Però anche i numeri si possono addomesticare, perciò dovremmo capire che cosa vogliamo dimostrare oltre al fatto che siamo terzi in EU, 7mi nel mondo, malgrado moltissimi dei ns laureati siano all’estero a incrementare le loro classifiche, ecc.
A me pare che 36, nelle prime 1.000 del mondo, delle quali 19 Very Hight , non sia affatto male rispetto a 82 paesi.
Molto all’ingrosso, su 1.000 università a ciascuno degli 82 paesi considerati toccherebbero 12 università, mentre l’Italia ne ha ben 36, il triplo, confermando che l’università italiana è una eccellenza diffusa.
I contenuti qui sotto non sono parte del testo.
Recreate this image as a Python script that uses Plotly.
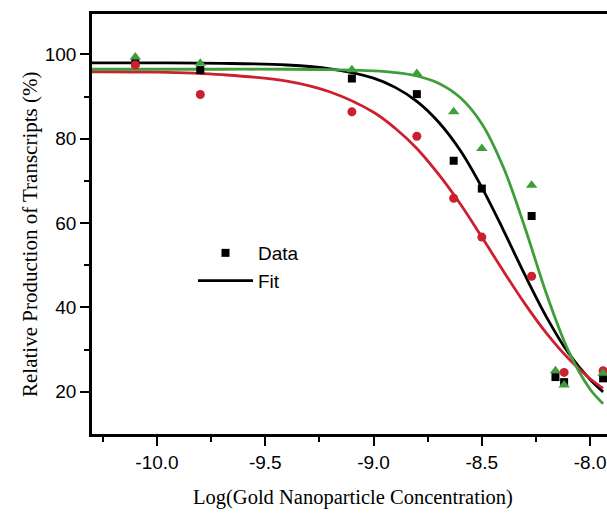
import plotly.graph_objects as go

x_black = [-10.1, -9.8, -9.1, -8.8, -8.63, -8.5, -8.27, -8.16, -8.12, -7.94]
y_black = [98.0, 96.3, 94.3, 90.6, 74.8, 68.2, 61.7, 23.5, 22.3, 23.2]

x_red = [-10.1, -9.8, -9.1, -8.8, -8.63, -8.5, -8.27, -8.12, -7.94]
y_red = [97.5, 90.5, 86.4, 80.6, 65.9, 56.7, 47.4, 24.6, 25.0]

x_green = [-10.1, -9.8, -9.1, -8.8, -8.63, -8.5, -8.27, -8.16, -8.12, -7.94]
y_green = [99.4, 97.9, 96.4, 95.5, 86.4, 77.7, 69.0, 25.0, 21.6, 24.4]

# ---- fitted curves ----
x_fit = [-10.3, -10.0, -9.7, -9.4, -9.2, -9.0, -8.9, -8.8, -8.7, -8.6,
         -8.5, -8.4, -8.3, -8.2, -8.1, -8.0, -7.94]
fit_black = [98.0, 98.0, 97.9, 97.5, 96.6, 94.4, 92.2, 88.9, 84.0, 77.3,
             68.5, 58.3, 47.6, 37.6, 29.2, 22.9, 20.0]
fit_red = [95.9, 95.8, 95.2, 93.7, 91.1, 86.3, 82.5, 77.7, 71.6, 64.6,
           56.7, 48.6, 40.8, 33.8, 27.9, 23.1, 20.8]
fit_green = [96.5, 96.5, 96.5, 96.5, 96.4, 96.1, 95.7, 94.9, 93.2, 89.8,
             83.6, 73.2, 58.8, 43.0, 29.7, 20.6, 17.2]

x_ticks = [-10.0, -9.5, -9.0, -8.5, -8.0]
x_ticklabels = ["-10.0", "-9.5", "-9.0", "-8.5", "-8.0"]
y_ticks = [20, 40, 60, 80, 100]

BLACK = "#000000"
RED = "#cc2030"
GREEN = "#3f9e3a"

fig = go.Figure()

series = [
    (x_black, y_black, fit_black, BLACK, "square", 8),
    (x_red, y_red, fit_red, RED, "circle", 9),
    (x_green, y_green, fit_green, GREEN, "triangle-up", 10),
]
for i, (xs, ys, fy, col, sym, sz) in enumerate(series):
    fig.add_trace(go.Scatter(
        x=x_fit, y=fy, mode="lines", line=dict(color=col, width=2.8, shape="spline"),
        name="Fit", showlegend=(i == 0), legendrank=2))
for i, (xs, ys, fy, col, sym, sz) in enumerate(series):
    fig.add_trace(go.Scatter(
        x=xs, y=ys, mode="markers", marker=dict(color=col, symbol=sym, size=sz, line=dict(width=0)),
        name="Data", showlegend=(i == 0), legendrank=1))

sans = "Liberation Sans, Arial, sans-serif"
serif = "Liberation Serif, Times New Roman, serif"

W, H = 607, 515
L, T, B = 92, 14, 81
PW, PH = W - L, H - T - B

def px(xw):  # window x -> paper x
    return (xw - L) / PW

def py(yw):  # window y -> paper y
    return (H - B - yw) / PH

fig.update_layout(
    width=W, height=H,
    margin=dict(l=L, r=0, t=T, b=B, pad=0),
    paper_bgcolor="white", plot_bgcolor="white",
    font=dict(family=sans, size=19, color="black"),
    showlegend=True,
    legend=dict(x=px(193), y=py(234), xanchor="left", yanchor="top",
                bgcolor="rgba(0,0,0,0)", font=dict(family=sans, size=19),
                itemwidth=55, tracegroupgap=0),
    xaxis=dict(range=[-10.3, -7.922], showgrid=False, zeroline=False,
               showline=True, linecolor="black", linewidth=2.6, mirror=True,
               ticks="outside", ticklen=9, tickwidth=2.4, tickcolor="black",
               tickvals=x_ticks, ticktext=x_ticklabels,
               minor=dict(tickvals=[-10.25, -9.75, -9.25, -8.75, -8.25], ticks="outside",
                          ticklen=5, tickwidth=2.4, tickcolor="black")),
    yaxis=dict(range=[10, 109.6], showgrid=False, zeroline=False,
               showline=True, linecolor="black", linewidth=2.6, mirror=False,
               ticks="outside", ticklen=9, tickwidth=2.4, tickcolor="black",
               tickvals=y_ticks,
               minor=dict(tickvals=[30, 50, 70, 90], ticks="outside",
                          ticklen=5, tickwidth=2.4, tickcolor="black")),
    annotations=[
        dict(text="Relative Production of Transcripts (%)", xref="paper", yref="paper",
             x=px(30), y=py(235), xanchor="center", yanchor="middle",
             textangle=-90, showarrow=False, font=dict(family=serif, size=21, color="black")),
        dict(text="Log(Gold Nanoparticle Concentration)", xref="paper", yref="paper",
             x=px(353), y=py(498), xanchor="center", yanchor="middle",
             showarrow=False, font=dict(family=serif, size=20.5, color="black")),
    ],
)

fig.write_html(
    "out.html",
    config={"displayModeBar": False},
    post_script="document.body.style.margin='0';document.body.style.overflow='hidden';",
)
Quello che invece ci vede “fanalino di coda” NON è affatto la qualità, ma la DIMENSIONE: risorse in termini assoluti per abitante, per laureato, per dottorato, % del pil, risorse private, rapporto docenti/studenti, ricercatori attivi/popolazione, immatricolati/diplomati, laureati, dottorati, ecc.
Per questo è fondamentale il potenziamento dell’intero sistema, consolidando con la stabilizzazione coloro che GIA’ ora, da precari, contribuiscono ai nostri rankings.
Infine riguardo all’affollamento di studenti che starebbe soffocando gli atenei, frenandone la corsa all’eccellenza, va ricordato che il numero di studenti è precipitato dal massimo raggiunto nel lontano 2002-2003 (1,768 ml) al minimo del 2015-2016 (1,650 ml) per poi risalire lentamente ai 1,757 ml del 2019-2020, ancora però al di sotto del 2003-2004, mentre ci troviamo stabilmente in coda ai paesi UE e OCSE sia per numero di studenti che per numero di laureati, dottori di ricerca e ricercatori in attività rispetto alla popolazione.
Una riflessione su questi dati potrebbe chiarire all’opinione pubblica gli obiettivi e le azioni per il bene del paese inteso come intera collettività nazionale.